■ Your instructions
Retype only the lines from the top of the records to the line with "0.8, 0.9, 1];", including that line but none of the pictures.

■ Supplied data
····················

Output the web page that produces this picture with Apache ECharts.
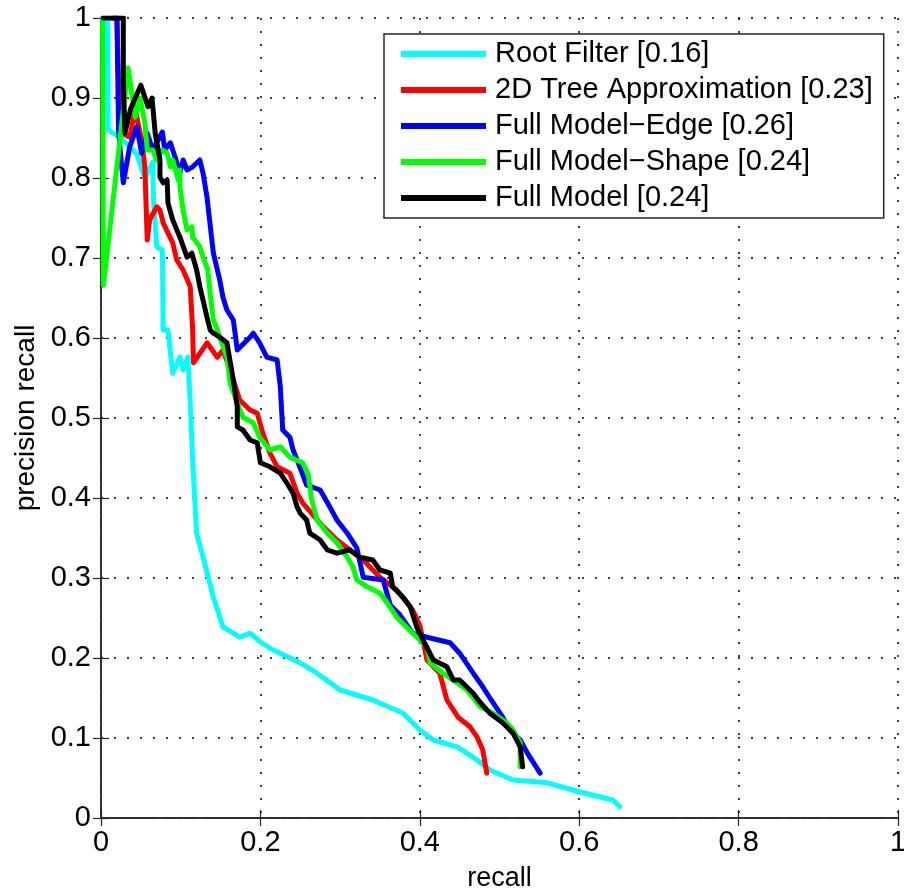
<!doctype html>
<html>
<head>
    <meta charset="UTF-8">
    <title>precision recall</title>
    <script src="https://cdn.jsdelivr.net/npm/echarts@6/dist/echarts.min.js"></script>
    <style>
        html, body { margin: 0; padding: 0; background: #fff; }
        #chart { width: 904px; height: 893px; }
    </style>
</head>
<body>
<div id="chart"></div>
<script type="text/javascript">
    // series names, as in the legend
    var seriesNames = ['Root Filter [0.16]', '2D Tree Approximation [0.23]', 'Full Model\u2212Edge [0.26]', 'Full Model\u2212Shape [0.24]', 'Full Model [0.24]'];
    var seriesColors = ['#00ffff', '#ff0000', '#0000ff', '#00ff00', '#000000'];
    var tickValues = [0, 0.1, 0.2, 0.3, 0.4, 0.5, 0.6, 0.7, 0.8, 0.9, 1];

    // [recall, precision] pairs
    var rootFilter = [[0.008,1.0],[0.009,0.86],[0.025,0.85],[0.045,0.83],[0.055,0.80],[0.065,0.82],[0.066,0.77],[0.070,0.714],[0.077,0.71],[0.078,0.61],[0.084,0.61],[0.090,0.556],[0.099,0.576],[0.103,0.56],[0.109,0.576],[0.112,0.519],[0.115,0.4475],[0.120,0.356],[0.130,0.319],[0.141,0.276],[0.153,0.239],[0.174,0.226],[0.187,0.231],[0.2,0.22],[0.216,0.21],[0.25,0.194],[0.271,0.181],[0.3,0.16],[0.341,0.1475],[0.379,0.131],[0.4,0.11],[0.417,0.0975],[0.447,0.089],[0.472,0.0725],[0.488,0.06],[0.517,0.0475],[0.56,0.044],[0.601,0.0325],[0.642,0.0225],[0.651,0.014]];

    var treeApprox = [[0.02,1.0],[0.022,0.92],[0.030,0.854],[0.036,0.851],[0.043,0.885],[0.051,0.8475],[0.055,0.814],[0.058,0.7225],[0.061,0.7475],[0.070,0.764],[0.074,0.76],[0.078,0.744],[0.090,0.719],[0.095,0.6975],[0.103,0.685],[0.112,0.664],[0.115,0.61],[0.116,0.569],[0.133,0.594],[0.146,0.576],[0.153,0.585],[0.162,0.56],[0.174,0.5225],[0.187,0.51],[0.196,0.506],[0.203,0.481],[0.212,0.456],[0.221,0.439],[0.237,0.431],[0.246,0.406],[0.253,0.394],[0.279,0.364],[0.296,0.3475],[0.329,0.3225],[0.350,0.301],[0.371,0.285],[0.391,0.26],[0.400,0.241],[0.409,0.1975],[0.425,0.181],[0.434,0.1475],[0.448,0.126],[0.463,0.114],[0.472,0.101],[0.479,0.085],[0.484,0.056]];

    var modelEdge = [[0.014,1.0],[0.020,1.0],[0.022,0.86],[0.024,0.835],[0.028,0.794],[0.036,0.839],[0.045,0.864],[0.051,0.831],[0.058,0.856],[0.065,0.835],[0.077,0.8575],[0.080,0.835],[0.087,0.844],[0.093,0.826],[0.099,0.806],[0.103,0.8225],[0.108,0.81],[0.115,0.814],[0.124,0.8225],[0.128,0.806],[0.133,0.776],[0.141,0.706],[0.149,0.6725],[0.153,0.651],[0.158,0.635],[0.166,0.6225],[0.171,0.585],[0.187,0.601],[0.191,0.606],[0.199,0.594],[0.208,0.576],[0.221,0.5725],[0.225,0.539],[0.228,0.485],[0.237,0.476],[0.241,0.46],[0.250,0.4375],[0.258,0.416],[0.275,0.41],[0.287,0.389],[0.296,0.3725],[0.309,0.356],[0.321,0.3375],[0.329,0.301],[0.354,0.2975],[0.363,0.266],[0.375,0.254],[0.391,0.231],[0.409,0.226],[0.438,0.219],[0.450,0.206],[0.467,0.181],[0.479,0.164],[0.488,0.15],[0.504,0.126],[0.513,0.11],[0.526,0.0975],[0.535,0.081],[0.551,0.056]];

    var modelShape = [[0.002,1.0],[0.003,0.666],[0.034,0.9375],[0.043,0.876],[0.049,0.9],[0.055,0.869],[0.058,0.835],[0.065,0.835],[0.070,0.8225],[0.077,0.835],[0.083,0.831],[0.087,0.814],[0.090,0.8225],[0.097,0.7975],[0.099,0.81],[0.099,0.789],[0.103,0.76],[0.108,0.735],[0.114,0.739],[0.115,0.726],[0.124,0.714],[0.128,0.701],[0.134,0.685],[0.137,0.655],[0.141,0.6225],[0.146,0.61],[0.149,0.601],[0.158,0.576],[0.162,0.544],[0.171,0.519],[0.178,0.501],[0.191,0.494],[0.199,0.476],[0.212,0.46],[0.225,0.464],[0.237,0.451],[0.253,0.444],[0.260,0.43],[0.264,0.40],[0.271,0.3725],[0.284,0.356],[0.296,0.344],[0.309,0.326],[0.316,0.314],[0.321,0.2975],[0.334,0.289],[0.350,0.281],[0.359,0.269],[0.371,0.251],[0.391,0.231],[0.409,0.214],[0.413,0.194],[0.429,0.181],[0.447,0.169],[0.459,0.16],[0.476,0.139],[0.492,0.131],[0.509,0.119],[0.517,0.11],[0.526,0.094],[0.526,0.064]];

    var fullModel = [[0.003,1.0],[0.028,1.0],[0.028,0.92],[0.030,0.856],[0.037,0.886],[0.050,0.916],[0.059,0.889],[0.064,0.9],[0.068,0.856],[0.074,0.8225],[0.074,0.801],[0.078,0.794],[0.083,0.7975],[0.084,0.769],[0.090,0.7475],[0.099,0.726],[0.108,0.701],[0.114,0.706],[0.120,0.685],[0.124,0.664],[0.128,0.6475],[0.133,0.626],[0.137,0.61],[0.141,0.606],[0.149,0.601],[0.158,0.594],[0.166,0.5475],[0.171,0.514],[0.171,0.489],[0.178,0.485],[0.187,0.4725],[0.196,0.469],[0.2,0.444],[0.212,0.439],[0.225,0.431],[0.233,0.419],[0.241,0.406],[0.246,0.389],[0.250,0.381],[0.258,0.3725],[0.262,0.356],[0.275,0.3475],[0.284,0.335],[0.296,0.331],[0.312,0.335],[0.325,0.326],[0.341,0.3225],[0.350,0.31],[0.363,0.306],[0.366,0.289],[0.379,0.276],[0.388,0.264],[0.396,0.239],[0.404,0.2225],[0.417,0.1975],[0.434,0.189],[0.442,0.1725],[0.450,0.1725],[0.467,0.156],[0.476,0.144],[0.488,0.131],[0.504,0.119],[0.517,0.106],[0.526,0.089],[0.529,0.064]];

    var seriesData = [rootFilter, treeApprox, modelEdge, modelShape, fullModel];

    var fontName = '"Liberation Sans", Arial, sans-serif';
    var boxLine = { show: true, lineStyle: { color: '#262626', width: 1.5 } };
    var inTick = { show: true, inside: true, length: 8, lineStyle: { color: '#262626', width: 1.2 } };
    var dotGrid = { show: true, lineStyle: { color: '#000', width: 1.5, type: [2, 11] } };

    function tickFmt(v) {
        // matlab style: 0, 0.1 ... 1
        return String(Math.round(v * 10) / 10);
    }

    var myChart = echarts.init(document.getElementById('chart'));
    var series = [];
    for (var i = 0; i < seriesData.length; i++) {
        series.push({
            name: seriesNames[i],
            type: 'line',
            data: seriesData[i],
            showSymbol: false,
            symbol: 'none',
            lineStyle: { color: seriesColors[i], width: 5, join: 'round', cap: 'round' },
            itemStyle: { color: seriesColors[i] },
            z: 2 + i,
            silent: true
        });
    }

    var option = {
        animation: false,
        backgroundColor: '#fff',
        grid: { left: 101, right: 6, top: 18, bottom: 75, containLabel: false, outerBoundsMode: 'none' },
        legend: {
            orient: 'vertical',
            left: 384,
            top: 34,
            padding: [5, 11, 5, 17],
            itemGap: 6,
            itemWidth: 85,
            itemHeight: 6,
            icon: 'rect',
            selectedMode: false,
            backgroundColor: '#fff',
            borderColor: '#262626',
            borderWidth: 1.5,
            borderRadius: 0,
            data: seriesNames,
            textStyle: { fontFamily: fontName, fontSize: 29, color: '#000', lineHeight: 30, padding: [0, 0, 0, 4] }
        },
        xAxis: [{
            type: 'value',
            min: 0, max: 1, interval: 0.2,
            name: 'recall',
            nameLocation: 'middle',
            nameGap: 47,
            nameTextStyle: { fontFamily: fontName, fontSize: 27, color: '#000' },
            axisLine: boxLine,
            axisTick: inTick,
            axisLabel: { fontFamily: fontName, fontSize: 29, color: '#000', margin: 10, formatter: tickFmt },
            splitLine: dotGrid
        }, {
            type: 'value',
            position: 'top',
            min: 0, max: 1, interval: 0.2,
            axisLine: boxLine,
            axisTick: inTick,
            axisLabel: { show: false },
            splitLine: { show: false }
        }],
        yAxis: [{
            type: 'value',
            min: 0, max: 1, interval: 0.1,
            name: 'precision recall',
            nameLocation: 'middle',
            nameGap: 60,
            nameTextStyle: { fontFamily: fontName, fontSize: 28, color: '#000' },
            axisLine: boxLine,
            axisTick: inTick,
            axisLabel: { fontFamily: fontName, fontSize: 29, color: '#000', margin: 10, formatter: tickFmt },
            splitLine: dotGrid
        }, {
            type: 'value',
            position: 'right',
            min: 0, max: 1, interval: 0.1,
            axisLine: boxLine,
            axisTick: inTick,
            axisLabel: { show: false },
            splitLine: { show: false }
        }],
        series: series
    };
    myChart.setOption(option, true);
</script>
</body>
</html>
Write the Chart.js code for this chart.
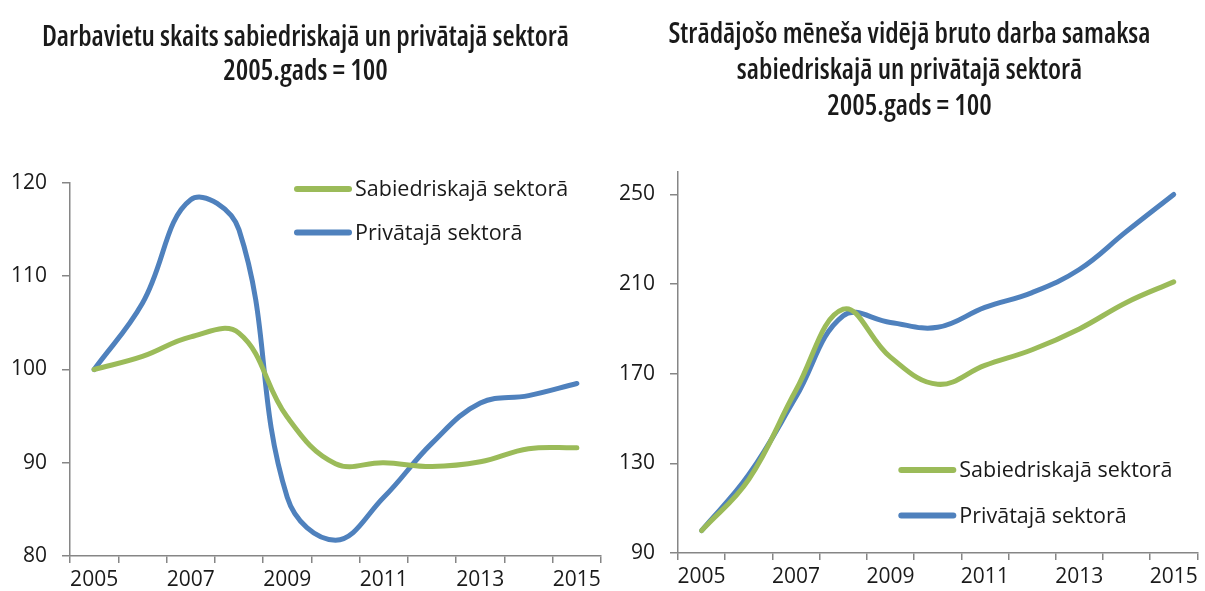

····················

■ Output for this exercise
Output the web page that produces this picture with Apache ECharts.
<!doctype html>
<html>
<head>
    <meta charset="UTF-8">
    <title>precision recall</title>
    <script src="https://cdn.jsdelivr.net/npm/echarts@6/dist/echarts.min.js"></script>
    <style>
        html, body { margin: 0; padding: 0; background: #fff; }
        #chart { width: 904px; height: 893px; }
    </style>
</head>
<body>
<div id="chart"></div>
<script type="text/javascript">
    // series names, as in the legend
    var seriesNames = ['Root Filter [0.16]', '2D Tree Approximation [0.23]', 'Full Model\u2212Edge [0.26]', 'Full Model\u2212Shape [0.24]', 'Full Model [0.24]'];
    var seriesColors = ['#00ffff', '#ff0000', '#0000ff', '#00ff00', '#000000'];
    var tickValues = [0, 0.1, 0.2, 0.3, 0.4, 0.5, 0.6, 0.7, 0.8, 0.9, 1];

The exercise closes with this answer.